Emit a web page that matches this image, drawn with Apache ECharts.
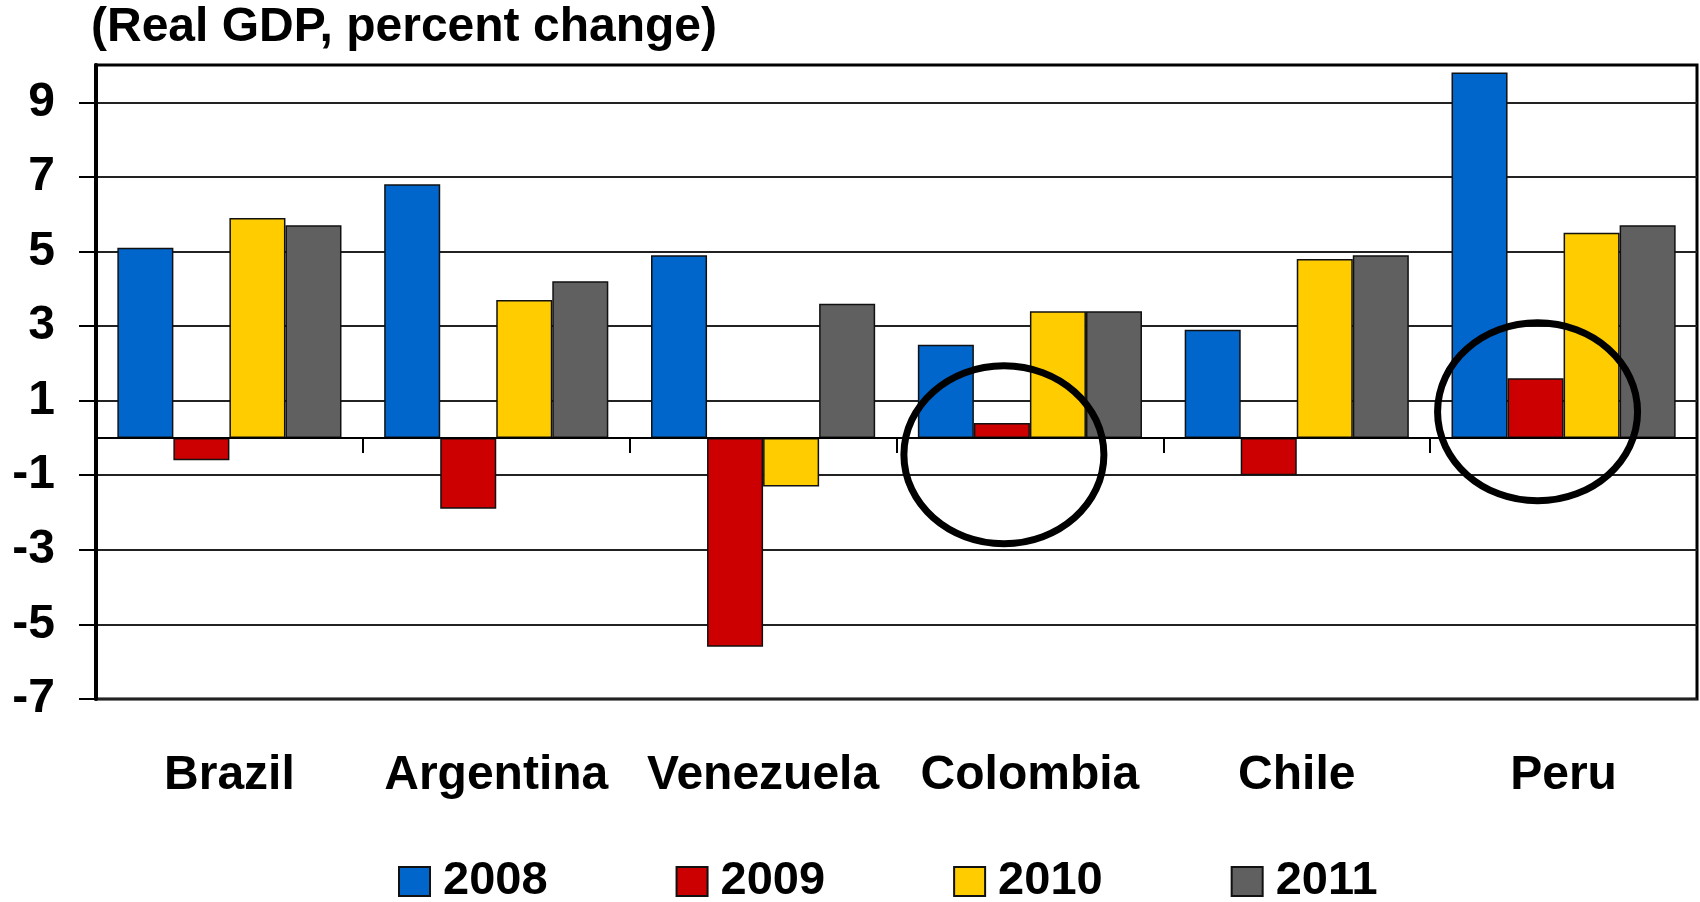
<!DOCTYPE html>
<html>
<head>
<meta charset="utf-8">
<title>Real GDP, percent change</title>
<script src="https://cdn.jsdelivr.net/npm/echarts@6/dist/echarts.min.js"></script>
<style>
  html, body { margin: 0; padding: 0; background: #ffffff; }
  #chart { width: 1700px; height: 902px; }
</style>
</head>
<body>
<div id="chart"></div>
<script>
// Countries and annual real GDP growth (percent)
const countries = ['Brazil', 'Argentina', 'Venezuela', 'Colombia', 'Chile', 'Peru'];
const years = ['2008', '2009', '2010', '2011'];
const gdp2008 = [5.1, 6.8, 4.9, 2.5, 2.9, 9.8];
const gdp2009 = [-0.6, -1.9, -5.6, 0.4, -1.0, 1.6];
const gdp2010 = [5.9, 3.7, -1.3, 3.4, 4.8, 5.5];
const gdp2011 = [5.7, 4.2, 3.6, 3.4, 4.9, 5.7];

// Value axis range and labelled ticks
const yMin = -7;
const yMax = 10;
const yTickValues = [-7, -5, -3, -1, 1, 3, 5, 7, 9];

// Countries ringed around their 2009 bar, with the ring's vertical centre
const ringedCountries = ['Colombia', 'Peru'];
const ringCentres = [-0.45, 0.7];

const seriesValues = [gdp2008, gdp2009, gdp2010, gdp2011];
const colors = ['#0066CC', '#CC0000', '#FFCC00', '#606060'];
const FONT = '"Liberation Sans", Arial, Helvetica, sans-serif';
const CATEGORY_GAP = 0.16;

const chart = echarts.init(document.getElementById('chart'), null, { renderer: 'canvas' });

const barSeries = years.map((y, i) => ({
  name: y,
  type: 'bar',
  xAxisIndex: 0,
  yAxisIndex: 0,
  data: seriesValues[i],
  barGap: '0%',
  barCategoryGap: (CATEGORY_GAP * 100) + '%',
  itemStyle: { color: colors[i], borderColor: '#111', borderWidth: 1.5 },
  emphasis: { disabled: true },
  z: 3
}));

// Black rings drawn around the 2009 bar of selected countries
const ringSeries = {
  type: 'custom',
  name: 'rings',
  xAxisIndex: 0,
  yAxisIndex: 0,
  silent: true,
  clip: false,
  z: 10,
  data: ringedCountries.map((c, i) => [countries.indexOf(c), ringCentres[i]]),
  renderItem(params, api) {
    const p = api.coord([api.value(0), api.value(1)]);
    const band = api.size([1, 0])[0];
    const barW = band * (1 - CATEGORY_GAP) / years.length;
    return {
      type: 'ellipse',
      shape: { cx: p[0] - barW / 2 + 2, cy: p[1], rx: 100, ry: 89 },
      style: { fill: 'none', stroke: '#000', lineWidth: 7 }
    };
  }
};

const option = {
  backgroundColor: '#ffffff',
  animation: false,
  title: {
    text: '(Real GDP, percent change)',
    left: 91,
    top: 0,
    padding: [2, 0, 0, 0],
    textStyle: { fontFamily: FONT, fontSize: 48, fontWeight: 'bold', color: '#000', lineHeight: 52 }
  },
  legend: {
    data: years,
    left: 398,
    top: 858,
    padding: 0,
    itemWidth: 31,
    itemHeight: 29,
    itemGap: 128,
    icon: 'rect',
    selectedMode: false,
    textStyle: { fontFamily: FONT, fontSize: 47, fontWeight: 'bold', color: '#000', lineHeight: 47, padding: [0, 0, 0, 8] }
  },
  grid: {
    left: 96,
    right: 3,
    top: 65,
    bottom: 203,
    show: true,
    borderColor: '#000',
    borderWidth: 3,
    backgroundColor: 'transparent',
    containLabel: false
  },
  xAxis: [
    {
      type: 'category',
      data: countries,
      position: 'bottom',
      boundaryGap: true,
      axisLine: { show: true, onZero: true, lineStyle: { color: '#000', width: 2 } },
      axisTick: { show: true, interval: 0, alignWithLabel: false, length: 15, lineStyle: { color: '#000', width: 2 } },
      axisLabel: { show: false },
      splitLine: { show: false },
      z: 5
    },
    {
      type: 'category',
      data: countries,
      position: 'bottom',
      boundaryGap: true,
      axisLine: { show: false, onZero: false },
      axisTick: { show: false },
      axisLabel: {
        show: true,
        interval: 0,
        margin: 53,
        fontFamily: FONT,
        fontSize: 48,
        fontWeight: 'bold',
        color: '#000'
      },
      splitLine: { show: false }
    }
  ],
  yAxis: {
    type: 'value',
    min: yMin,
    max: yMax,
    axisLine: { show: true, lineStyle: { color: '#000', width: 4 } },
    axisTick: { show: true, length: 17, customValues: yTickValues, lineStyle: { color: '#000', width: 2 } },
    axisLabel: {
      show: true,
      customValues: yTickValues,
      margin: 41,
      fontFamily: FONT,
      fontSize: 48,
      fontWeight: 'bold',
      color: '#000'
    },
    splitLine: { show: true, lineStyle: { color: '#222', width: 2 } }
  },
  series: barSeries.concat([ringSeries])
};

chart.setOption(option);
</script>
</body>
</html>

------------------------------------------------

EXERCISE DETAILS -> Reproduce the whole listing word for word, setting aside any pictures.

COMPLETE OUTPUT ->
Emit a web page that matches this image, drawn with Apache ECharts.
<!DOCTYPE html>
<html>
<head>
<meta charset="utf-8">
<title>Real GDP, percent change</title>
<script src="https://cdn.jsdelivr.net/npm/echarts@6/dist/echarts.min.js"></script>
<style>
  html, body { margin: 0; padding: 0; background: #ffffff; }
  #chart { width: 1700px; height: 902px; }
</style>
</head>
<body>
<div id="chart"></div>
<script>
// Countries and annual real GDP growth (percent)
const countries = ['Brazil', 'Argentina', 'Venezuela', 'Colombia', 'Chile', 'Peru'];
const years = ['2008', '2009', '2010', '2011'];
const gdp2008 = [5.1, 6.8, 4.9, 2.5, 2.9, 9.8];
const gdp2009 = [-0.6, -1.9, -5.6, 0.4, -1.0, 1.6];
const gdp2010 = [5.9, 3.7, -1.3, 3.4, 4.8, 5.5];
const gdp2011 = [5.7, 4.2, 3.6, 3.4, 4.9, 5.7];

// Value axis range and labelled ticks
const yMin = -7;
const yMax = 10;
const yTickValues = [-7, -5, -3, -1, 1, 3, 5, 7, 9];

// Countries ringed around their 2009 bar, with the ring's vertical centre
const ringedCountries = ['Colombia', 'Peru'];
const ringCentres = [-0.45, 0.7];

const seriesValues = [gdp2008, gdp2009, gdp2010, gdp2011];
const colors = ['#0066CC', '#CC0000', '#FFCC00', '#606060'];
const FONT = '"Liberation Sans", Arial, Helvetica, sans-serif';
const CATEGORY_GAP = 0.16;

const chart = echarts.init(document.getElementById('chart'), null, { renderer: 'canvas' });

const barSeries = years.map((y, i) => ({
  name: y,
  type: 'bar',
  xAxisIndex: 0,
  yAxisIndex: 0,
  data: seriesValues[i],
  barGap: '0%',
  barCategoryGap: (CATEGORY_GAP * 100) + '%',
  itemStyle: { color: colors[i], borderColor: '#111', borderWidth: 1.5 },
  emphasis: { disabled: true },
  z: 3
}));

// Black rings drawn around the 2009 bar of selected countries
const ringSeries = {
  type: 'custom',
  name: 'rings',
  xAxisIndex: 0,
  yAxisIndex: 0,
  silent: true,
  clip: false,
  z: 10,
  data: ringedCountries.map((c, i) => [countries.indexOf(c), ringCentres[i]]),
  renderItem(params, api) {
    const p = api.coord([api.value(0), api.value(1)]);
    const band = api.size([1, 0])[0];
    const barW = band * (1 - CATEGORY_GAP) / years.length;
    return {
      type: 'ellipse',
      shape: { cx: p[0] - barW / 2 + 2, cy: p[1], rx: 100, ry: 89 },
      style: { fill: 'none', stroke: '#000', lineWidth: 7 }
    };
  }
};

const option = {
  backgroundColor: '#ffffff',
  animation: false,
  title: {
    text: '(Real GDP, percent change)',
    left: 91,
    top: 0,
    padding: [2, 0, 0, 0],
    textStyle: { fontFamily: FONT, fontSize: 48, fontWeight: 'bold', color: '#000', lineHeight: 52 }
  },
  legend: {
    data: years,
    left: 398,
    top: 858,
    padding: 0,
    itemWidth: 31,
    itemHeight: 29,
    itemGap: 128,
    icon: 'rect',
    selectedMode: false,
    textStyle: { fontFamily: FONT, fontSize: 47, fontWeight: 'bold', color: '#000', lineHeight: 47, padding: [0, 0, 0, 8] }
  },
  grid: {
    left: 96,
    right: 3,
    top: 65,
    bottom: 203,
    show: true,
    borderColor: '#000',
    borderWidth: 3,
    backgroundColor: 'transparent',
    containLabel: false
  },
  xAxis: [
    {
      type: 'category',
      data: countries,
      position: 'bottom',
      boundaryGap: true,
      axisLine: { show: true, onZero: true, lineStyle: { color: '#000', width: 2 } },
      axisTick: { show: true, interval: 0, alignWithLabel: false, length: 15, lineStyle: { color: '#000', width: 2 } },
      axisLabel: { show: false },
      splitLine: { show: false },
      z: 5
    },
    {
      type: 'category',
      data: countries,
      position: 'bottom',
      boundaryGap: true,
      axisLine: { show: false, onZero: false },
      axisTick: { show: false },
      axisLabel: {
        show: true,
        interval: 0,
        margin: 53,
        fontFamily: FONT,
        fontSize: 48,
        fontWeight: 'bold',
        color: '#000'
      },
      splitLine: { show: false }
    }
  ],
  yAxis: {
    type: 'value',
    min: yMin,
    max: yMax,
    axisLine: { show: true, lineStyle: { color: '#000', width: 4 } },
    axisTick: { show: true, length: 17, customValues: yTickValues, lineStyle: { color: '#000', width: 2 } },
    axisLabel: {
      show: true,
      customValues: yTickValues,
      margin: 41,
      fontFamily: FONT,
      fontSize: 48,
      fontWeight: 'bold',
      color: '#000'
    },
    splitLine: { show: true, lineStyle: { color: '#222', width: 2 } }
  },
  series: barSeries.concat([ringSeries])
};

chart.setOption(option);
</script>
</body>
</html>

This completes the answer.